■ **What you have to do**: From the listing below, return each line that includes "Recreate".

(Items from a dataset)
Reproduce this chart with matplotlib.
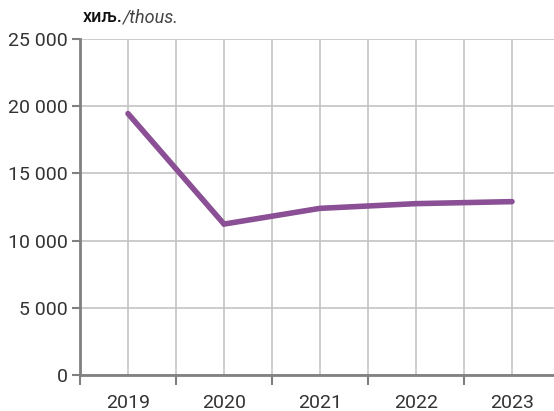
import matplotlib.pyplot as plt
from matplotlib.ticker import FuncFormatter, FixedLocator

years = ["2019", "2020", "2021", "2022", "2023"]
values = [19450, 11230, 12400, 12750, 12900]
y_ticks = [0, 5000, 10000, 15000, 20000, 25000]

plt.rcParams['font.family'] = ['Roboto', 'DejaVu Sans']

fig = plt.figure(figsize=(5.54, 4.11), dpi=100)
W, H = 554, 411
ax = fig.add_axes([80 / W, (H - 375) / H, 480 / W, 336 / H])

x = list(range(len(years)))
ax.plot(x, values, color='#8a4f94', lw=4, solid_capstyle='round',
        solid_joinstyle='miter', zorder=3)

ax.set_xlim(-0.5, len(years) - 0.5)
ax.set_ylim(0, 25000)

# category labels at centres, tick marks at boundaries
bounds = [i - 0.5 for i in range(len(years) + 1)]
ax.set_xticks(x)
ax.set_xticklabels(years)
ax.tick_params(axis='x', which='major', length=0, pad=14, labelsize=14,
               labelcolor='#333333')
ax.xaxis.set_minor_locator(FixedLocator(bounds))
ax.tick_params(axis='x', which='minor', length=7, width=1.5, color='#808080')

ax.set_yticks(y_ticks)
ax.yaxis.set_major_formatter(FuncFormatter(lambda v, p: f"{int(v):,}".replace(",", " ")))
ax.tick_params(axis='y', length=6, width=1.5, color='#808080', pad=3,
               labelsize=14, labelcolor='#333333')

for xv in x + bounds:
    ax.axvline(xv, color='#c4c4c4', lw=1.2, zorder=1)
for yv in y_ticks:
    ax.axhline(yv, color='#c4c4c4', lw=1.2, zorder=1)

for s in ['top', 'right']:
    ax.spines[s].set_visible(False)
for s in ['left', 'bottom']:
    ax.spines[s].set_color('#808080')
    ax.spines[s].set_linewidth(2)
    ax.spines[s].set_zorder(4)

t1 = fig.text(83 / W, 1 - 17 / H, "хиљ.", fontsize=13, fontweight='medium',
              va='center', ha='left', color='#111111')
fig.canvas.draw()
bb = t1.get_window_extent()
fig.text(bb.x1 / W, 1 - 17 / H, "/thous.", fontsize=13, style='italic',
         va='center', ha='left', color='#444444')

fig.savefig("out.png", dpi=100)
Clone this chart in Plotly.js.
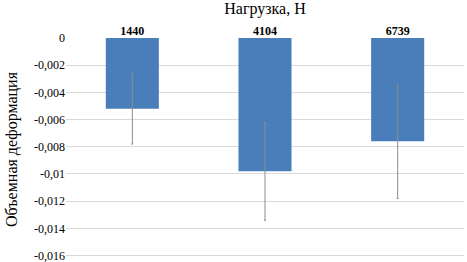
<!DOCTYPE html>
<html><head><meta charset="utf-8">
<script src="https://cdn.plot.ly/plotly-3.0.1.min.js"></script>
<style>html,body{margin:0;padding:0;background:#fff}</style>
</head><body>
<div id="chart" style="width:467px;height:262px"></div>
<script>
var categories = ['1440', '4104', '6739'];
var values = [-0.0052, -0.0098, -0.0076];
var errors = [0.0026, 0.0036, 0.0042];
var tickVals = [0, -0.002, -0.004, -0.006, -0.008, -0.01, -0.012, -0.014, -0.016];
var tickText = ['0', '-0,002', '-0,004', '-0,006', '-0,008', '-0,01', '-0,012', '-0,014', '-0,016'];

var serif = 'Liberation Serif';
var trace = {
  type: 'bar',
  x: categories,
  y: values,
  marker: {color: '#4a7ebb'},
  error_y: {type: 'data', array: errors, visible: true, color: '#8c8c8c', thickness: 1, width: 1}
};
var layout = {
  width: 467, height: 262,
  margin: {l: 66, r: 3, t: 38, b: 1},
  paper_bgcolor: '#fff', plot_bgcolor: '#fff',
  font: {family: serif, color: '#000'},
  bargap: 0.6,
  showlegend: false,
  xaxis: {
    type: 'category', side: 'top',
    tickfont: {size: 12, family: serif, weight: 'bold'},
    ticks: '', showline: false, showgrid: false,
    ticklabelstandoff: 0,
    title: {text: 'Нагрузка, Н', font: {size: 16, family: serif}, standoff: 4}
  },
  yaxis: {
    range: [-0.0164, 0],
    tickvals: tickVals, ticktext: tickText,
    tickfont: {size: 12, family: serif},
    ticklabeloverflow: 'allow',
    gridcolor: '#d9d9d9', zeroline: false, showline: false, ticks: '',
    title: {text: 'Объемная деформация', font: {size: 16, family: serif}, standoff: 12}
  }
};
Plotly.newPlot('chart', [trace], layout, {displayModeBar: false, staticPlot: true});
</script>
</body></html>
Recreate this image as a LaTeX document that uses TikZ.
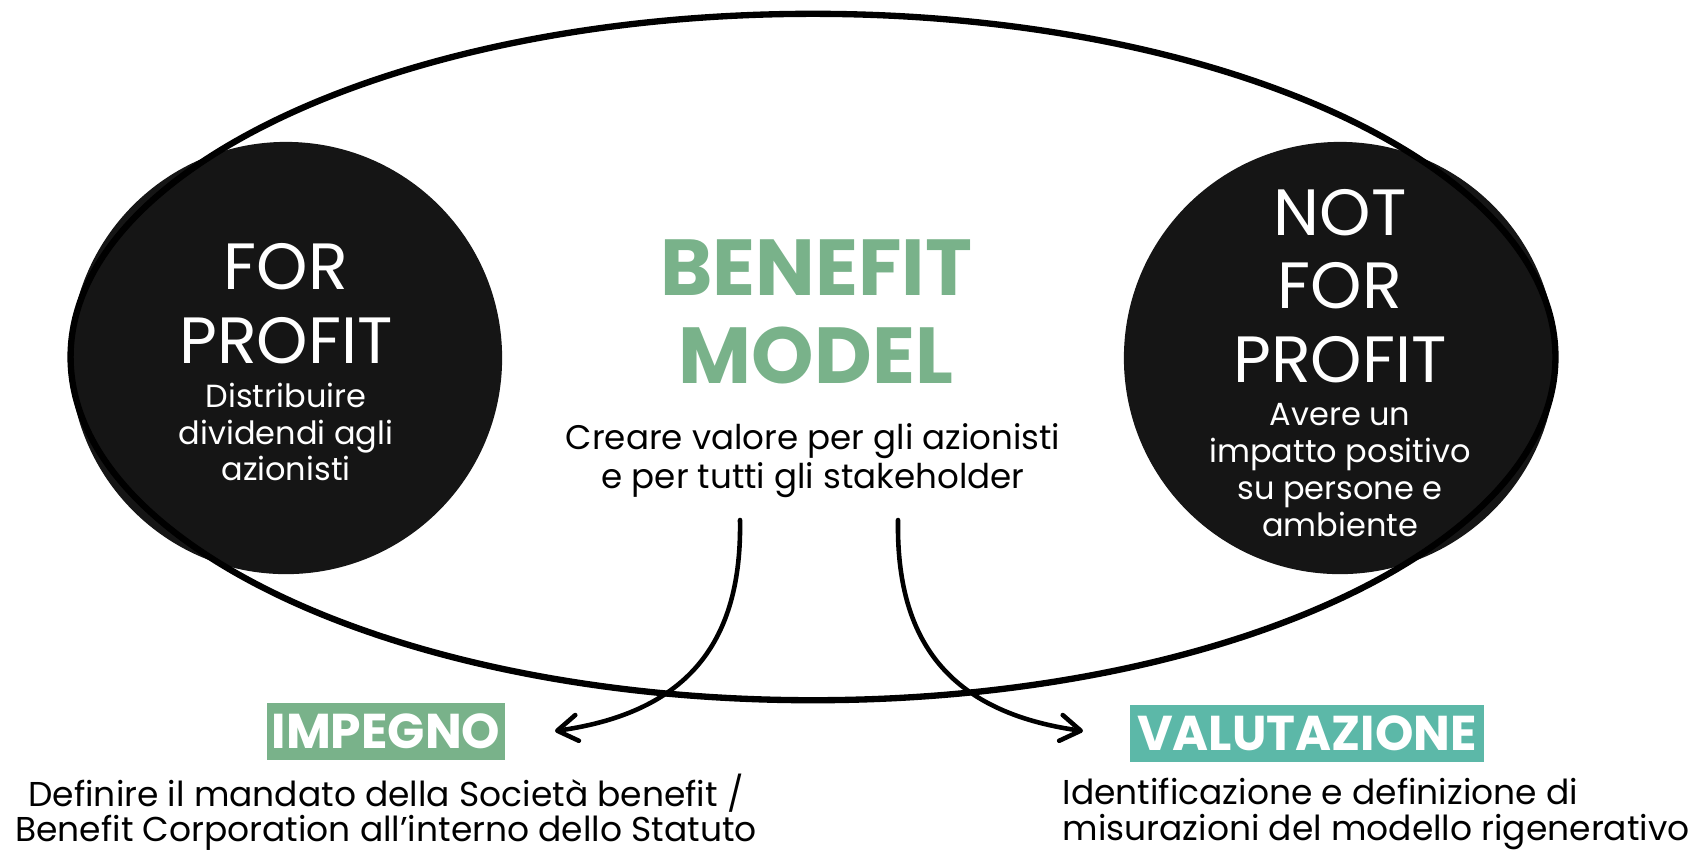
\documentclass[tikz,border=0pt]{standalone}
\usepackage{fontspec}
\setmainfont{Poppins}
\usetikzlibrary{shapes.geometric,arrows.meta,positioning}

\definecolor{benefitgreen}{HTML}{79B28A}
\definecolor{valteal}{HTML}{5CB8A8}
\definecolor{circlefill}{HTML}{151515}

\tikzset{
  bigcircle/.style={circle,fill=circlefill,minimum size=4.32cm,inner sep=0pt},
  bigtext/.style={text=white,align=center,font=\fontsize{18.6}{21}\selectfont},
  smalltext/.style={text=white,align=center,font=\fontsize{9.1}{10.5}\selectfont},
  tagbox/.style={text=white,font=\bfseries\fontsize{13.9}{16}\selectfont,minimum height=0.57cm,inner sep=0pt},
  bodytext/.style={font=\fontsize{9.8}{10}\selectfont,inner sep=0pt},
  splitarrow/.style={line width=1.3pt,line cap=round,-{Straight Barb[length=2mm,width=2.6mm,round]}}
}

\begin{document}
\begin{tikzpicture}[x=0.01cm,y=-0.01cm]
\useasboundingbox (0,0) rectangle (1695,853);
% the two circles and the ellipse
\node[bigcircle] (forcircle) at (286,358) {};
\node[bigcircle] (notcircle) at (1340,358) {};
\node[draw,ellipse,line width=1.8pt,minimum width=14.84cm,minimum height=6.86cm,inner sep=0pt] (model) at (813,357) {};
% circle texts
\node[bigtext] (forprofit) at (286,304) {FOR\\PROFIT};
\node[smalltext] (fordesc) at (286,432) {Distribuire\\dividendi agli\\azionisti};
\node[bigtext] (notprofit) at (1340,286) {NOT\\FOR\\PROFIT};
\node[smalltext] (notdesc) at (1340,470) {Avere un\\impatto positivo\\su persone e\\ambiente};
% centre
\node[text=benefitgreen,align=center,font=\bfseries\fontsize{22.6}{25}\selectfont] (benefit) at (816,312) {BENEFIT\\MODEL};
\node[align=center,font=\fontsize{9.7}{11.1}\selectfont] (creare) at (813,461) {Creare valore per gli azionisti\\e per tutti gli stakeholder};
% tags
\node[tagbox,fill=benefitgreen,minimum width=2.37cm] (impegno) at (386,731) {IMPEGNO};
\node[tagbox,fill=valteal,minimum width=3.53cm] (valutazione) at (1307,733) {VALUTAZIONE};
\node[bodytext,align=center] (impegnodesc) at (386,812) {Definire il mandato della Società benefit /\\Benefit Corporation all’interno dello Statuto};
\node[bodytext,align=left,anchor=west] (valdesc) at (1062,814) {Identificazione e definizione di\\misurazioni del modello rigenerativo};
% arrows
\coordinate (splitleft) at (740,520);
\coordinate (splitright) at (898,520);
\coordinate (impegnotip) at (555,731);
\coordinate (valtip) at (1083,731);
\draw[splitarrow] (splitleft) .. controls (742,640) and (690,712) .. (impegnotip);
\draw[splitarrow] (splitright) .. controls (896,640) and (948,712) .. (valtip);
\end{tikzpicture}
\end{document}
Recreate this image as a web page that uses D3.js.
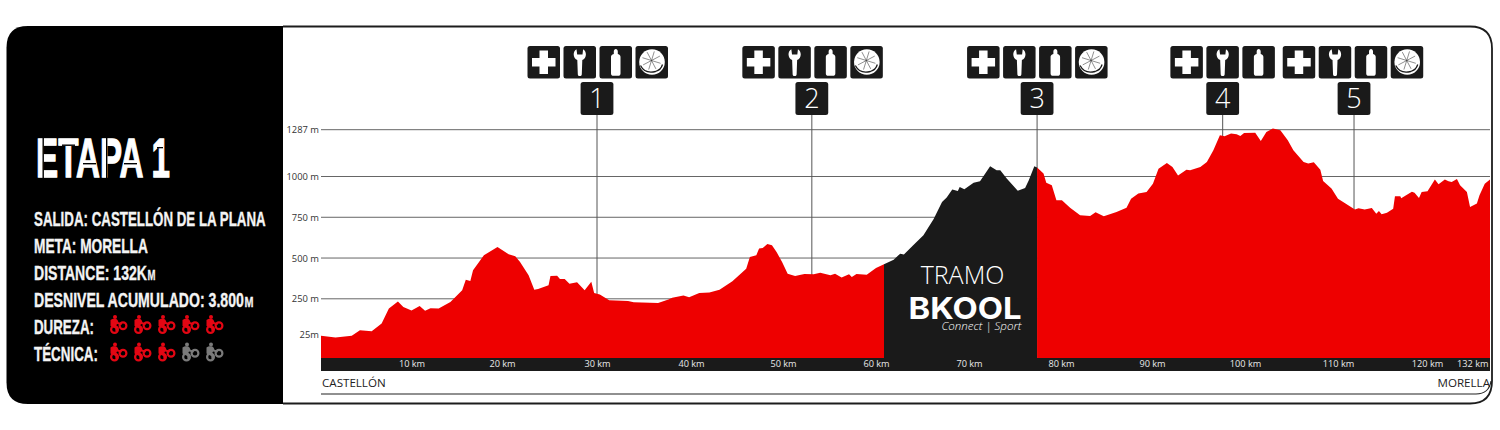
<!DOCTYPE html>
<html>
<head>
<meta charset="utf-8">
<script src="https://cdn.jsdelivr.net/npm/d3@7/dist/d3.min.js"></script>
<style>
html,body{margin:0;padding:0;background:#fff;overflow:hidden}
svg{display:block}
</style>
</head>
<body>
<svg id="chart" width="1500" height="430"></svg>
<script>
// ---- data ----
const kmValues = [0,1.6,3.4,4.3,5.6,6.7,7.5,8.5,9.1,10,10.9,11.5,12.1,13,14.3,15.6,16,16.5,16.8,18,19.5,20.7,21.4,21.9,22.8,23.4,23.8,24.9,25.1,25.8,26.1,26.6,27.1,27.9,28.7,29.4,29.7,30.3,31.3,33.3,33.9,36.5,37.6,38,39.2,39.8,40.9,42,43.1,44.5,46,46.4,47.1,47.4,47.8,48.3,48.8,49.3,49.9,50.5,51.3,52.3,53.3,54,55.1,55.6,56.3,57.1,57.4,57.9,59,60,60.86,61.9,62.6,63,64,65.1,66.2,67.1,67.6,68.2,68.8,69,69.5,70.5,71.2,72.3,73,73.4,74.1,75.3,76.1,76.5,77.1,77.4,78.1,78.4,79,79.5,80.1,81,82.1,83.2,83.8,84.7,86.1,87.2,87.7,88.5,89.4,90.1,90.7,91.6,92.2,92.8,93.7,94.1,95.2,95.9,96.6,97.3,97.8,98.5,99.1,99.5,99.9,101.1,101.7,102.3,103,103.8,104.6,105.2,106.3,106.8,107.4,108.1,108.4,109.3,110,111.9,112.3,113,113.8,114.3,114.6,114.9,115.5,116.2,116.4,117,117.1,118.3,118.6,119.1,119.4,120.1,121.5,122.2,123.4,124.1,124.7,125.7,126.3,127.6,128.2,129.5,130,131,132];
const elevation = [24,12,24,57,51,98,190,233,200,179,206,177,192,190,230,302,367,359,425,517,568,523,511,476,394,306,310,333,390,392,372,372,343,351,302,355,286,277,241,237,229,224,245,257,271,259,286,288,306,357,435,507,517,558,562,586,578,537,476,404,390,402,400,410,394,404,380,400,384,402,398,439,462,490,527,521,578,640,740,844,871,920,911,936,922,961,971,1063,1038,1038,987,913,930,977,1063,1055,1018,961,946,854,854,809,762,758,781,756,783,809,864,895,905,956,1048,1083,1059,1006,1042,1038,1059,1089,1161,1253,1247,1263,1259,1249,1267,1269,1218,1273,1294,1284,1222,1161,1089,1079,1087,1042,973,926,864,797,805,797,807,772,789,768,777,803,879,879,866,907,901,868,905,909,981,952,981,971,967,985,946,905,813,834,885,956,981];
const gridElevations = [250,500,750,1000,1287];
const yTickValues = [25,250,500,750,1000,1287];
const xTickValues = [10,20,30,40,50,60,70,80,90,100,110,120,132];
const tramoStart = 60.86, tramoEnd = 77.4;
const stationNumbers = [1,2,3,4,5];
const stationKm = [30,53.1,77.4,97.6,111.8];
const stationServices = [
  ["plus","wrench","bottle","orange"],
  ["plus","wrench","bottle","orange"],
  ["plus","wrench","bottle","orange"],
  ["plus","wrench","bottle"],
  ["plus","wrench","bottle","orange"]
];
const startName = "CASTELLÓN", endName = "MORELLA";
const infoLines = ["SALIDA: CASTELLÓN DE LA PLANA","META: MORELLA","DISTANCE: 132K","DESNIVEL ACUMULADO: 3.800"];
const infoUnits = ["","","M","M"];
const ratingNames = ["DUREZA:","TÉCNICA:"];
const ratingScores = [5,3];
const ratingMax = 5;

// ---- layout ----
const svg = d3.select("#chart");
const sans = "'Open Sans','Noto Sans',sans-serif";
const narrow = "'Liberation Sans Narrow','Liberation Sans',sans-serif";
const RED = "#ee0000", DARK = "#1a1a1a";
const baseY = 358, bandH = 13, left = 321, right = 1490;
const x = d3.scaleLinear()
  .domain([0,10,20,30,40,50,60,70,80,90,100,110,120,132])
  .range([321,411.5,502,597,691,783,876,969,1061,1152,1245,1338,1427,1490]);
const y = d3.scaleLinear().domain([-113,1287]).range([baseY,129.7]);
const pts = kmValues.map((k,i)=>({km:k,ele:elevation[i]}));
const area = d3.area().x(d=>x(d.km)).y0(baseY).y1(d=>y(d.ele));

// condensed heavy text: glyphs are squeezed to the wanted width
function fitted(txt,px,py,width,size,fill,heavy){
  const el = svg.append("text").attr("font-family",narrow).attr("font-weight",700)
    .attr("font-size",size).attr("fill",fill).text(txt);
  const s = width/el.node().getComputedTextLength();
  el.attr("transform",`translate(${px},${py}) scale(${s},1)`);
  if(heavy) el.attr("stroke",fill).attr("stroke-width",heavy);
  return el;
}

// gridlines
svg.append("g").selectAll("line").data(gridElevations).join("line")
  .attr("x1",left).attr("x2",right).attr("y1",d=>y(d)).attr("y2",d=>y(d))
  .attr("stroke","#666").attr("stroke-width",1);

// y axis labels
const yAxis = svg.append("g").attr("transform",`translate(${left-2},0)`)
  .call(d3.axisLeft(y).tickValues(yTickValues).tickSize(0).tickPadding(0)
    .tickFormat(d=>d===25?"25m":d+" m"));
yAxis.select(".domain").remove();
yAxis.selectAll("text").attr("font-family",sans).attr("font-size",9.4).attr("fill","#333");
yAxis.selectAll("text").filter(d=>d===25).attr("y",-1.5);

// station leader lines
svg.append("g").selectAll("line").data(stationKm).join("line")
  .attr("x1",d=>x(d)).attr("x2",d=>x(d)).attr("y1",115).attr("y2",baseY)
  .attr("stroke","#555").attr("stroke-width",1);

// profile
const segments = [
  {pts:pts.filter(d=>d.km<=tramoStart),fill:RED},
  {pts:pts.filter(d=>d.km>=tramoStart&&d.km<=tramoEnd),fill:DARK},
  {pts:pts.filter(d=>d.km>=tramoEnd),fill:RED}
];
svg.append("g").selectAll("path").data(segments).join("path")
  .attr("d",d=>area(d.pts)).attr("fill",d=>d.fill);

// km band
svg.append("rect").attr("x",left).attr("y",baseY).attr("width",right-left).attr("height",bandH).attr("fill",DARK);
const xAxis = svg.append("g").attr("transform",`translate(0,${baseY})`)
  .call(d3.axisBottom(x).tickValues(xTickValues).tickSize(0).tickPadding(0).tickFormat(d=>d+" km"));
xAxis.select(".domain").remove();
xAxis.selectAll("text").attr("font-family",sans).attr("font-size",9.2).attr("fill","#e8e8e8").attr("dy","0.95em");
xAxis.selectAll("text").filter(d=>d===132).attr("text-anchor","end").attr("x",-2);

// start / end names
svg.append("text").attr("x",left+1).attr("y",387).attr("font-family",sans).attr("font-size",11.6).attr("fill","#222").text(startName);
svg.append("text").attr("x",right).attr("y",387).attr("text-anchor","end").attr("font-family",sans).attr("font-size",11.6).attr("fill","#222").text(endName);
svg.append("path").attr("fill","none").attr("stroke","#222").attr("stroke-width",1.1)
  .attr("d",`M${left} 394H1476Q1489 394 1491 381`);

// tramo label
const tramoX = 962.5;
svg.append("text").attr("x",tramoX).attr("y",284).attr("text-anchor","middle").attr("font-family",sans).attr("font-weight",300).attr("font-size",25).attr("fill","#fff").text("TRAMO");
svg.append("text").attr("x",908.5).attr("y",319).attr("textLength",113).attr("lengthAdjust","spacingAndGlyphs").attr("font-family","Inter,sans-serif").attr("font-weight",700).attr("font-size",30.5).attr("fill","#fff").text("BKOOL");
svg.append("text").attr("x",941.5).attr("y",330).attr("textLength",80).attr("lengthAdjust","spacingAndGlyphs").attr("font-family",sans).attr("font-style","italic").attr("font-weight",300).attr("font-size",10).attr("fill","#fff").text("Connect | Sport");

// service icons
const iconW = 32.5, iconStep = 36;
const drawIcon = {
  plus(g){ g.append("path").attr("fill","#fff").attr("d","M12 4.5h8.5v7.5h7.5v8.5h-7.5v7.5h-8.5v-7.5h-7.5v-8.5h7.5z"); },
  wrench(g){ g.append("path").attr("fill","#fff").attr("d","M13 3.2C11 4.4 10.2 6.4 10.2 8.4c0 2.6 1.5 4.6 3.6 5.6L14.3 28.2c0 1.3.9 1.8 2 1.8s2-.5 2-1.8L18.8 14c2.2-1 3.6-3 3.6-5.6 0-2-.8-4-2.8-5.2L19 8.4h-5.3z"); },
  bottle(g){ g.append("path").attr("fill","#fff").attr("d","M14.3 5.5c0-1.5.9-2.5 2-2.5s2 1 2 2.5V8c2 .5 2.7 1.5 2.7 3v16.5c0 1.5-.9 2.3-2.4 2.3h-4.7c-1.5 0-2.4-.8-2.4-2.3V11c0-1.5.7-2.5 2.8-3z"); },
  orange(g){
    g.append("circle").attr("cx",16.5).attr("cy",16).attr("r",12.8).attr("fill","#fff");
    g.append("path").attr("d","M5 19.5C8 25.5 14 27 20 25.5c3.5-1 6-3.5 7-7").attr("fill","none").attr("stroke","#1a1a1a").attr("stroke-width",1.3);
    g.append("g").selectAll("line").data(d3.range(8)).join("line")
      .attr("x1",16).attr("y1",14.5)
      .attr("x2",i=>16+9.5*Math.cos(i*Math.PI/4+0.3))
      .attr("y2",i=>14.5+9.5*Math.sin(i*Math.PI/4+0.3))
      .attr("stroke","#333").attr("stroke-width",0.55);
  }
};
const iconOffset = [-69.5,-69.5,-70,-52.3,-71.3];
const stations = svg.append("g").selectAll("g").data(stationKm).join("g")
  .attr("transform",d=>`translate(${x(d)},0)`);
stations.each(function(km,i){
  const st = d3.select(this);
  stationServices[i].forEach((name,j)=>{
    const g = st.append("g").attr("transform",`translate(${iconOffset[i]+j*iconStep},46)`);
    g.append("rect").attr("width",iconW).attr("height",iconW).attr("rx",2.5).attr("fill",DARK);
    drawIcon[name](g);
  });
  st.append("rect").attr("x",-16.4).attr("y",82).attr("width",32.8).attr("height",33).attr("rx",2.5).attr("fill",DARK);
  st.append("text").attr("y",108).attr("text-anchor","middle").attr("font-family",sans).attr("font-weight",300).attr("font-size",27).attr("fill","#fff").text(stationNumbers[i]);
});

// frame and side panel
svg.append("path").attr("fill","#000")
  .attr("d","M283 26H28Q6.5 26 6.5 47.5V382.5Q6.5 404 28 404H283Z");
svg.append("path").attr("fill","none").attr("stroke","#1c1c1c").attr("stroke-width",1.8)
  .attr("d","M283 26.5H1470Q1492 26.5 1492 48.5V381Q1492 403.5 1470 403.5H283");

// title
fitted("ETAPA 1",36,177,134,56,"#fff",1.3);
const stencilCuts = [[42.5,137,1.4,41],[62,144.5,13,1.4],[83,163,13,1.4],[106,137,1.4,41],[124,163,13,1.4],[157,147,6,1.3]];
svg.append("g").selectAll("rect").data(stencilCuts).join("rect")
  .attr("x",d=>d[0]).attr("y",d=>d[1]).attr("width",d=>d[2]).attr("height",d=>d[3]).attr("fill","#000");

// info lines
const lineBase = [226,253,280,307], lineLen = [232,114,113,210], unitX = [0,0,147.5,244.5], unitLen = [0,0,8,9];
infoLines.forEach((t,i)=>{
  fitted(t,34,lineBase[i],lineLen[i],20.5,"#f4f4f4",0.35);
  if(infoUnits[i]) fitted(infoUnits[i],unitX[i],lineBase[i],unitLen[i],14.5,"#f4f4f4",0.25);
});
const ratingBase = [334,361], ratingLen = [60,64], bikeY = [315,342.5];
ratingNames.forEach((t,i)=>{
  fitted(t,34,ratingBase[i],ratingLen[i],20.5,"#f4f4f4",0.35);
  const row = svg.append("g").selectAll("g").data(d3.range(ratingMax)).join("g")
    .attr("transform",k=>`translate(${109+k*24},${bikeY[i]})`)
    .attr("fill",k=>k<ratingScores[i]?"#e30613":"#7a7a7a")
    .attr("stroke",k=>k<ratingScores[i]?"#e30613":"#7a7a7a");
  row.append("circle").attr("cx",5.5).attr("cy",14.5).attr("r",3.4).attr("fill","none").attr("stroke-width",2.2);
  row.append("circle").attr("cx",14).attr("cy",10.8).attr("r",3.4).attr("fill","none").attr("stroke-width",2.2);
  row.append("circle").attr("cx",6).attr("cy",2).attr("r",2).attr("stroke","none");
  row.append("path").attr("stroke","none").attr("d","M1.5 5c2-1.8 6-1.8 7 0l1 2.3 3.5 1-.5 1.7-4.5-1-1 2 2.5 1.5-.5 4H6.5l-.3-3L1.5 11z");
});
</script>
</body>
</html>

■ **Task response**:
Recreate this image as a LaTeX document that uses TikZ.
Recreate this image as a web page that uses D3.js.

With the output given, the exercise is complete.